China and U.S. agriculture

In 2017, China imported 16 percent, or $22.5 billion worth, of the United States' $140.5 billion in agricultural exports.

China has been the U.S.’s top agricultural export market outside of NAFTA since 2009. This trade relationship provides a demand for commodities such as soybeans, cotton, hides and skins, fish, dairy, sorghum, wheat and pork. Without China as a trade partner, American farmers' prices and farm income would be down. Moreover, the price of consumer goods sold in the U.S. would increase.

In late 2017, trade tensions between the Trump Administration and China escalated. In the resulting tit-for-tat trade threats, China targeted agriculture. Among the 134-item tariff list, 94 are agricultural in nature. Major agricultural products placed on this list to face a minimum 25 percent tariff include soybeans, sorghum, distiller’s dried grains with solubles (DDGS), beef, cotton and others. Pork faces a tariff of more than 50 percent. Many of these commodities are heavily reliant on China trade, particularly soybeans.

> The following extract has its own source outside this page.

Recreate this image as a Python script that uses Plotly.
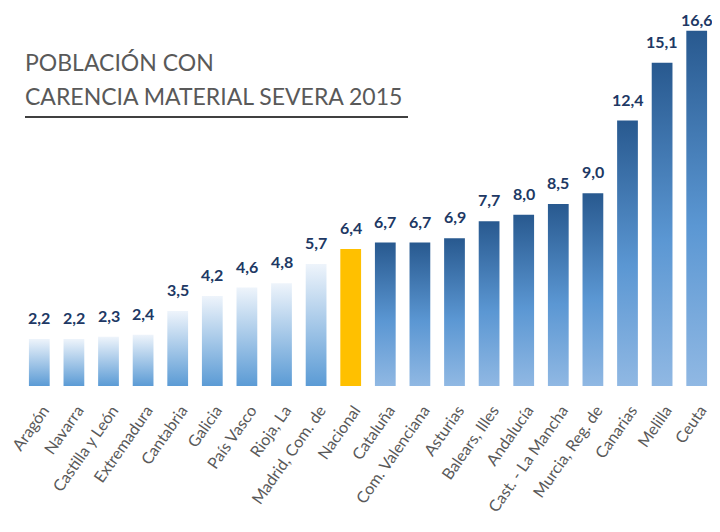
import plotly.graph_objects as go

categories = ["Aragón", "Navarra", "Castilla y León", "Extremadura", "Cantabria",
              "Galicia", "País Vasco", "Rioja, La", "Madrid, Com. de", "Nacional",
              "Cataluña", "Com. Valenciana", "Asturias", "Balears, Illes", "Andalucía",
              "Cast. - La Mancha", "Murcia, Reg. de", "Canarias", "Melilla", "Ceuta"]
values = [2.2, 2.2, 2.3, 2.4, 3.5, 4.2, 4.6, 4.8, 5.7, 6.4,
          6.7, 6.7, 6.9, 7.7, 8.0, 8.5, 9.0, 12.4, 15.1, 16.6]
groups = ["low"] * 9 + ["national"] + ["high"] * 10

title_line1 = "POBLACIÓN CON"
title_line2 = "CARENCIA MATERIAL SEVERA 2015"

BAR_W = 0.6
YMAX = 17.1
FONT = "Lato, 'Open Sans', sans-serif"
gradients = {
    "low": [[0, "#5b9bd5"], [1, "#eef4fb"]],
    "national": [[0, "#ffc000"], [1, "#ffc000"]],
    "high": [[0, "#90b8e3"], [0.45, "#5b97d3"], [1, "#28598f"]],
}

# page body has an 8px margin; figure is sized to fill the rest of the window
W, H = 712, 524
ML, MR, MT, MB = 14, 6, 12, 146
PW, PH = W - ML - MR, H - MT - MB

xs = list(range(len(categories)))
fig = go.Figure()

# base bars (transparent) define the bar geometry
fig.add_trace(go.Bar(x=xs, y=values, width=BAR_W,
                     marker=dict(color="rgba(0,0,0,0)", line=dict(width=0)),
                     hoverinfo="skip", showlegend=False))

# gradient-filled bodies matching each bar
for i, (v, g) in enumerate(zip(values, groups)):
    x0, x1 = i - BAR_W / 2, i + BAR_W / 2
    fig.add_trace(go.Scatter(
        x=[x0, x1, x1, x0, x0], y=[0, 0, v, v, 0],
        mode="lines", line=dict(width=0), fill="toself",
        fillgradient=dict(type="vertical", colorscale=gradients[g], start=0, stop=v),
        hoverinfo="skip", showlegend=False))

for i, v in enumerate(values):
    top_px = MT + PH * (1 - v / YMAX)
    shift = max(0, min(10, top_px - 23))
    fig.add_annotation(x=i, y=v, yanchor="bottom", yshift=shift, showarrow=False,
                       text="<b>" + f"{v:.1f}".replace(".", ",") + "</b>",
                       font=dict(family=FONT, size=16, color="#203864"))

def px_x(x):
    return (x - ML) / PW

def px_y(y):
    return (MT + PH - y) / PH

fig.add_annotation(xref="paper", yref="paper", x=px_x(15), y=px_y(54), xanchor="left",
                   yanchor="middle", showarrow=False, text=title_line1,
                   font=dict(family=FONT, size=23, color="#595959"))
fig.add_annotation(xref="paper", yref="paper", x=px_x(15), y=px_y(88), xanchor="left",
                   yanchor="middle", showarrow=False, text=title_line2,
                   font=dict(family=FONT, size=23, color="#595959"))
# title underline
fig.add_shape(type="line", xref="paper", yref="paper",
              x0=px_x(17), x1=px_x(400), y0=px_y(109), y1=px_y(109),
              line=dict(color="#404040", width=2))
# slide border on the right
fig.add_shape(type="line", xref="paper", yref="paper",
              x0=px_x(710), x1=px_x(710), y0=px_y(H), y1=px_y(0),
              line=dict(color="#e2e2e2", width=3))

fig.update_layout(
    width=W, height=H,
    margin=dict(l=ML, r=MR, t=MT, b=MB, autoexpand=False),
    paper_bgcolor="white", plot_bgcolor="white",
    bargap=0.4,
    xaxis=dict(range=[-0.5, len(categories) - 0.5], tickmode="array",
               tickvals=xs, ticktext=categories, tickangle=-55,
               automargin=False,
               ticklabeloverflow="allow", ticklabelstandoff=11, ticklabelshift=4,
               showgrid=False, zeroline=False, showline=False, ticks="",
               tickfont=dict(family=FONT, size=16, color="#595959")),
    yaxis=dict(range=[0, YMAX], visible=False, showgrid=False, zeroline=False,
               automargin=False),
)

fig.write_html("out.html")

China and Illinois agriculture

Because of our river system, Illinois exports more of its agricultural products than other Midwest states. China is Illinois’ largest export partner, accounting for 25 percent of all Illinois agriculture exports. In addition to investing in Illinois agricultural products, China also invests in the Illinois economy. Chinese firms employ 4,232 Illinoisans at 116 different locations in Illinois and is the 16th-largest foreign direct-investment partner by employment.

Because China has a large presence in Illinois, damaging the U.S.-China trade relationship will be a major setback for Illinois agriculture. Because Illinois produces three out of the top four commodities exported to China, Illinois will be especially impacted by the tariffs. These products are soybeans, sorghum and pork. In fact, 30 percent of all Illinois soybean exports go to China, and 93 percent of all Illinois sorghum exports go to China.

Once U.S. loses China as a trading partner, the relationship may never be repaired. The U.S.-China relationship is one that Illinois cannot afford to lose.